This Isn't Right

This past week, the first week of the regular baseball season, the Tigers were swept by the Royals.

The Tigers. Were swept. By the Royals.


The Tigers. Were swept. By the
Royals.

THE TIGERS. WERE SWEPT. BY THE ROYALS.


Now, let's face it. Over the past 2-3 years, the Royals have been slowly climbing out of the basement of futility. They've got a few solid hitters and pitchers who have found their form lately and have been trying to build something around them. This actually has little to do with the Royals at all.
No, wait. It has a little to do with them:
"In spring training this year, we had the will to get better -- a conscious effort to play the right way," catcher John Buck said. "It's carried over now against Verlander. If you can continue to have good at-bats against him, you can tire him out."
I'm not about to analyze whether the Royals are in Verlander's head. I hope not. I do think that there's a mental problem here, which I'll address in a second. But what I really want to focus on is Buck's first line, where he talks about "the will to get better" and "a conscious effort to play the right way." You know who that sounds like? The Tigers circa 2006. Remember them? They went to the World Series that year. Even after their season was spoiled by the...crap...Royals. That year, the Royals were terrible. And up until their last six games against each other, the Tigers owned them. But up until their collapse at the end of that season, the Tigers were the ones willing themselves to get better and making conscious efforts to play the right way. And doing that saw them in 1st in the Central for most of the season, it helped them dominate the first two rounds of the postseason. This season so far, it's a different story:
"You look good if you've got your concentration level where it's supposed to be and your relaxation level where it's supposed to be," Leyland said. "I think those are the two most important ingredients in playing the game.
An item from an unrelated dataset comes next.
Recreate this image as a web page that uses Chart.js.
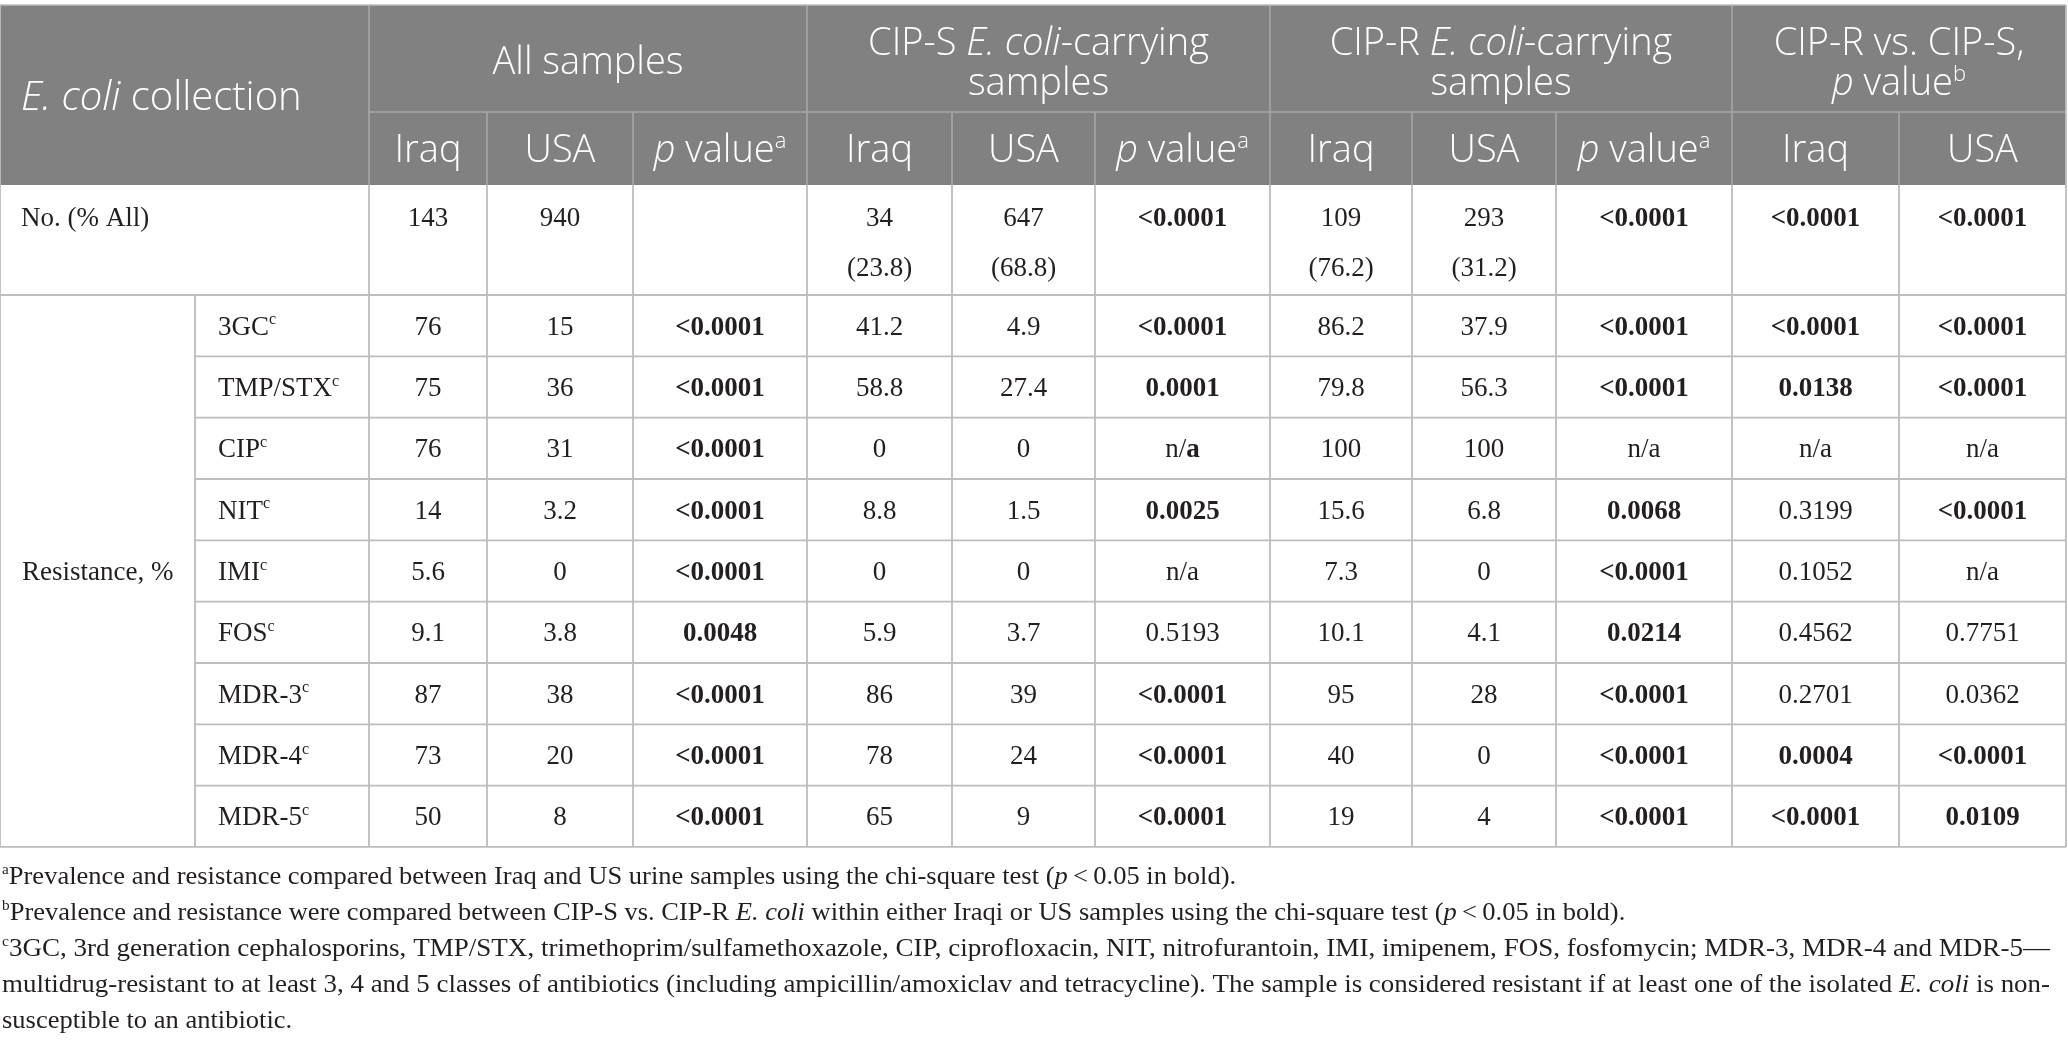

"We don't look like we're relaxed, and we don't look like we're concentrating very good. And that goes back to me. That's just the way it is."

I'm sure that Leyland will help get these guys focused. I'm not going to declare that the sky is falling after the first week. But look at what Leyland mentions here and elsewhere in the article: mental issues. Not being tough enough, not being relaxed enough, lazy at-bats, lack of concentration. Not many signs of the will to get better and play the right way.

And yesterday, WGN showed their game against the White Sox. Today their game is on Fox. Tomorrow night their game is on ESPN. I watched the game yesterday until it seemed certain that Jenks was going to keep them from rallying and getting that first win. So they still haven't won in 2008, not with crappy pitching and not with half-hearted batting. The bats, at least, showed the most life that we've seen so far. That's good until one realizes that one of the Tigers' stars yesterday was Clete Thomas, a AA guy who was only out there because Curtis Granderson is hurt. It wasn't Pudge or Ordonez or Cabrera (although Cabrera's starting to wake up)...it was some guy named Clete.

You know, I resisted making this comparison, but I think I'll at least throw it out there. The Tigers, with their high payroll full of blockbuster offseason trades, mediocre pitching, and lineup that should be the second coming of Murderer's Row...you know who that reminds me of?

The New York Yankees. Excuse me while I throw up in my mouth.

Okay, I'm back. Yeah, those damn Yankees. The Yankees who go out and buy themselves a team every year and just assume that they'll go win it all. The Yankees who despite that philosophy actually haven't won anything since 2000. I didn't want to make that comparison, but when the Tigers picked up Renteria, and then Cabrera and Willis, and then Jacque Jones...it started to smell to me more and more like we were buying a team. And that worried me, because the other team I know who does this has only gotten so far with it. But at least they've won a game or two.

The Yankees have the confidence to do that, probably because they just look down at their uniforms and say, "Oh yeah, we're the Yankees." For some reason, the Tigers are having a mental block so far and haven't found their own swagger.

It's still only the first week in April, so to declare the season over would be overdramatic. But Detroit needs a bullpen. They need some relaxed starters. They need relaxed, confident, aggressive "Oh yeah, we're the Tigers"-type hitting.

They should probably keep Clete, too.